Affine quantization of Black Holes: thermodynamics, singularity removal and displaced horizons

TL;DR

This paper explores how affine coherent state quantization modifies black hole thermodynamics, removes singularities, and alters horizon structures, providing a semiclassical framework consistent with classical thermodynamics.

Contribution

It introduces a semiclassical effective action for affine quantized black holes, demonstrating singularity removal and horizon modifications while maintaining thermodynamic consistency.

Findings

Black hole singularities are removed by quantum effects.

Thermodynamics of affine black holes aligns closely with classical counterparts.

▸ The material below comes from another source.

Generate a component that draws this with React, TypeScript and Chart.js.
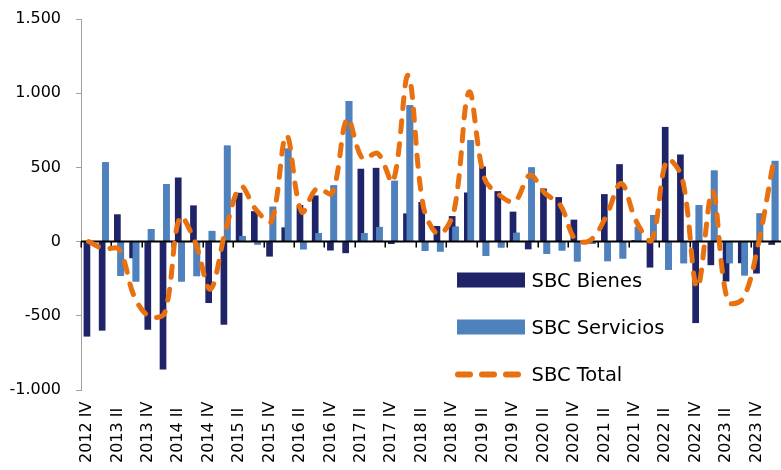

Quantum effects lead to modified horizon structures.

Abstract

In this work we investigate the thermodynamical properties and modified dynamics of black hole solutions in the semiclassical regime of affine coherent state quantization. Using the weak correspondence principle we build a semiclassical effective action that we use to study thermodynamics in the canonical ensemble and to compare classical analytical solutions with the corresponding semiclassical ones. We determine a strong compatibility of these affine black holes with the thermodynamical properties of the classical counterparts, with only minor restrictions on the free parameters of the models. Furthermore we obtain that black hole singularities are removed by quantum effects, resulting also in a modified extension of the horizon, in agreement with the sign of entropy corrections.